There are no polls tracking fan reaction, but it’s clear Michigan fans don’t feel the same way they did six years ago, when Harbaugh surprised the sporting world by returning to coach his alma mater.

Back then, fans regarded Harbaugh as the savior who would return the Wolverines to the promised land, and he started delivering immediately. His first Michigan team won ten games, twice as many as the year before, portending great things to come.

Off the field, Harbaugh’s players were even better. They consistently finished in the top five academically, stayed out of trouble, and did it all without a hint of scandal. But the media doesn’t care about those things. 

Harbaugh’s second team was one play away from beating Ohio State, winning its division, and going to the Big Ten Title Game, but lost in double overtime. That has been the high point so far.  

It’s hard to know how much weight to give the COVID-shortened 2020 season, but it’s impossible to spin Michigan’s 2-and-4 record, including Michigan’s first loss to Indiana in 33 years. If fans were allowed to attend, you would have heard lots of booing.
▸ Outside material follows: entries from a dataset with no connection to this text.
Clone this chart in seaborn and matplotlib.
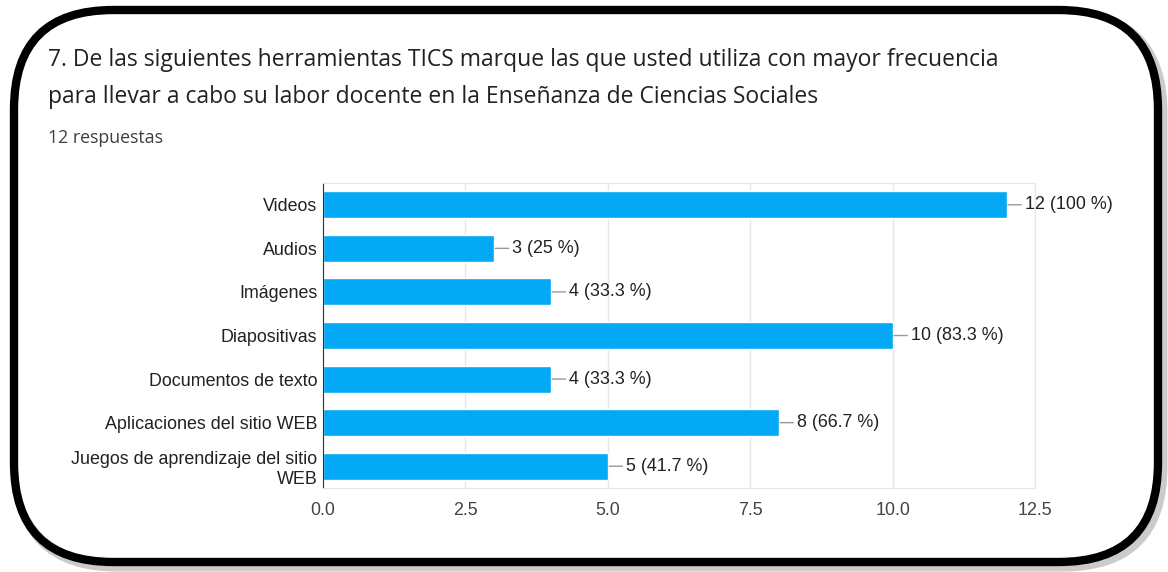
import matplotlib
matplotlib.use('Agg')
import matplotlib.pyplot as plt
import seaborn as sns
import pandas as pd
from matplotlib.patches import FancyBboxPatch

categories = ['Videos', 'Audios', 'Imágenes', 'Diapositivas', 'Documentos de texto',
              'Aplicaciones del sitio WEB', 'Juegos de aprendizaje del sitio\nWEB']
counts = [12, 3, 4, 10, 4, 8, 5]
total = 12
title = ('7. De las siguientes herramientas TICS marque las que usted utiliza con mayor frecuencia\n'
         'para llevar a cabo su labor docente en la Enseñanza de Ciencias Sociales')
subtitle = '12 respuestas'

df = pd.DataFrame({'cat': categories, 'n': counts})

sns.set_style('white')
plt.rcParams['font.family'] = ['Liberation Sans', 'DejaVu Sans']

fig = plt.figure(figsize=(11.68, 5.72), dpi=100)
W, H = 1168, 572

# card border with shadow
shadow = FancyBboxPatch((18 / W, 6 / H), 1144 / W, 552 / H, boxstyle='round,pad=0,rounding_size=0.085',
                        transform=fig.transFigure, facecolor='none', edgecolor='#999999',
                        linewidth=8, alpha=0.5, mutation_aspect=W / H, zorder=-2)
fig.patches.append(shadow)
card = FancyBboxPatch((14 / W, 10 / H), 1144 / W, 552 / H, boxstyle='round,pad=0,rounding_size=0.085',
                      transform=fig.transFigure, facecolor='white', edgecolor='black',
                      linewidth=6, mutation_aspect=W / H, zorder=-1)
fig.patches.append(card)

fig.text(48 / W, 1 - 48 / H, title, fontsize=16.5, color='#202124', va='top', ha='left',
         family=['Open Sans', 'DejaVu Sans'], linespacing=1.7)
fig.text(48 / W, 1 - 129 / H, subtitle, fontsize=12.8, color='#3c4043', va='top', ha='left',
         family=['Open Sans', 'DejaVu Sans'])

ax = fig.add_axes([323 / W, 1 - 488 / H, (1035 - 323) / W, (488 - 183) / H])
ax.set_zorder(2)
sns.barplot(data=df, x='n', y='cat', orient='h', color='#03a9f4', saturation=1,
            width=0.62, ax=ax)

ax.set_xlim(0, 12.5)
ax.set_ylim(6.5, -0.5)
ax.set_xticks([0, 2.5, 5, 7.5, 10, 12.5])
ax.set_xticklabels(['0.0', '2.5', '5.0', '7.5', '10.0', '12.5'])
ax.xaxis.grid(True, color='#e6e6e6', linewidth=1)
ax.set_axisbelow(True)
ax.set_xlabel('')
ax.set_ylabel('')
ax.tick_params(axis='x', colors='#444444', labelsize=12.9, length=0, pad=10)
ax.tick_params(axis='y', colors='#222222', labelsize=12.9, length=0, pad=4)
for s in ['top', 'right', 'bottom']:
    ax.spines[s].set_color('#e6e6e6')
ax.spines['left'].set_color('#333333')

for i, v in enumerate(counts):
    pct = round(v / total * 100, 1)
    pct_s = f'{pct:g}'
    ax.annotate(f'{v} ({pct_s} %)', xy=(v, i), xytext=(18, 0), textcoords='offset pixels',
                va='center', ha='left', fontsize=12.9, color='#222222',
                arrowprops=dict(arrowstyle='-', color='#999999', lw=1, shrinkA=0, shrinkB=1))

fig.savefig('out.png', dpi=100)
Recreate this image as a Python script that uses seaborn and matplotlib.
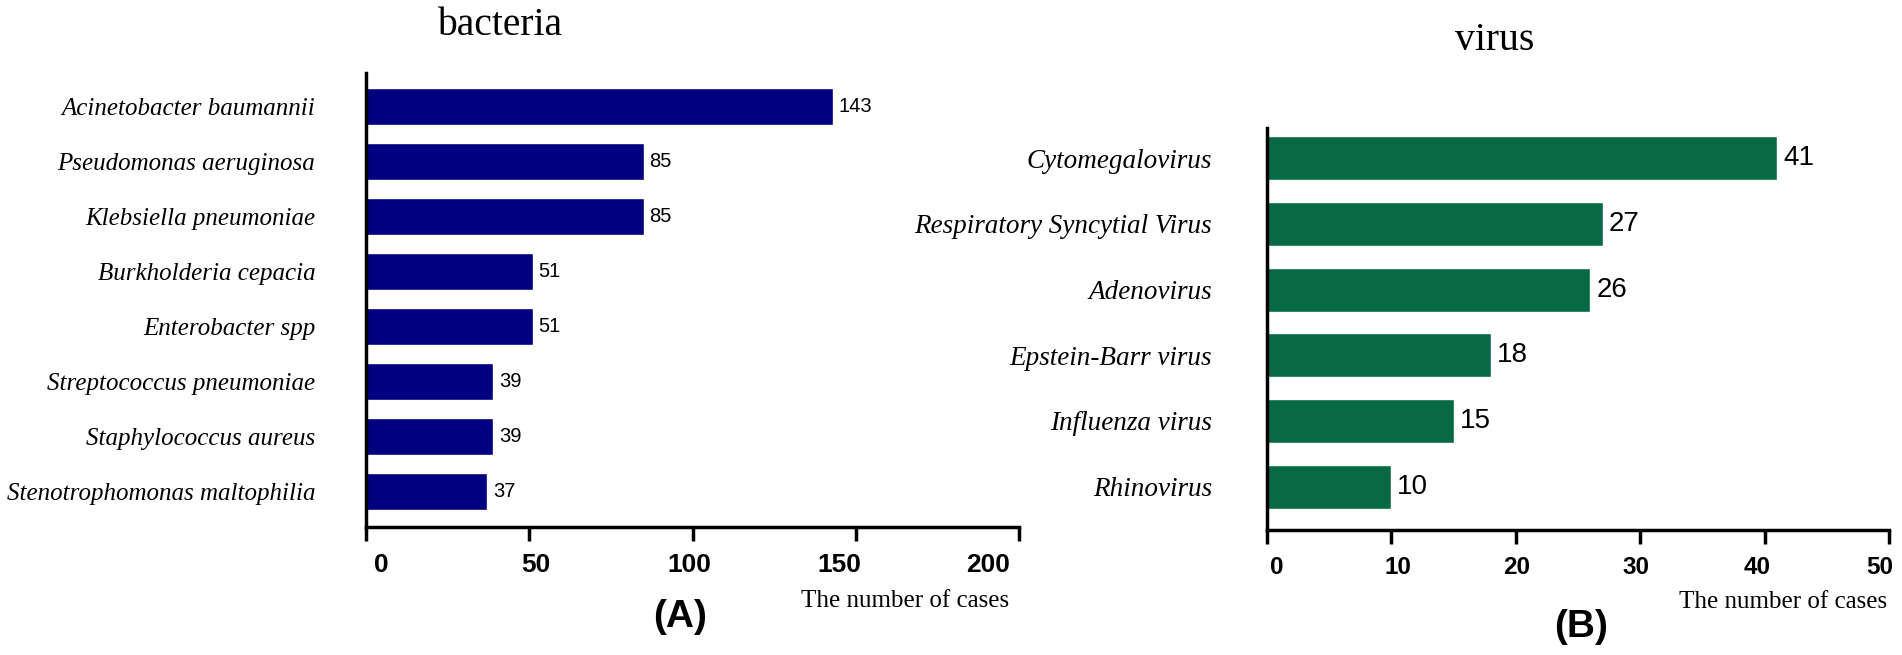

Then the waiting began. Would Harbaugh jump to the NFL, or stay at Michigan? Would Michigan want him, or prefer shopping for the Next Thing?

Near as we can tell, Harbaugh never received an NFL offer. Michigan, however, could have hired a number of serious candidates who privately expressed interest. It might have been easier for Harbaugh to turn around Brady Hoke’s underachieving program than it will be for Harbaugh to turn his own program around.

Also, Michigan’s margin of error has shrunk. Thanks to COVID, the athletic department will lose a staggering $100 million dollars this fiscal year. Michigan’s season ticket holders don’t have the patience they had six years ago, either, and aren’t likely to buy up all the stadium’s luxury suites, club seating, and standard season tickets. It’s a bad time to be in a slump.

For all these reasons, the athletic director crafted a contract that actually made sense – rare in college football. He cut Harbaugh’s salary from $8 million a year to $4 million, with incentives to make up the difference if Harbaugh beats Ohio State, wins the Big Ten, and takes the national title.

More significantly, Michigan cut way back on the buy-out – what the school would have to pay Harbaugh if it fired him. Of all the crazy aspects of big-time college sports, the buy-out boom is the craziest. Paying a coach millions of dollars to do his job is one thing, but paying him millions of dollars after he failed to do it is quite another.

A couple years ago I wrote that this insanity has got to stop, and Manuel might be the first big time athletic director to stop it.

Whether Harbaugh, who never coached longer than four years at his previous stops, can rebuild his own program remains to be seen. He is often at his best when his back is against the wall, he loves to prove his doubters wrong, and he has a long history of doing so. That might well be the case here.

But whatever happens, college football just took a small step toward sanity.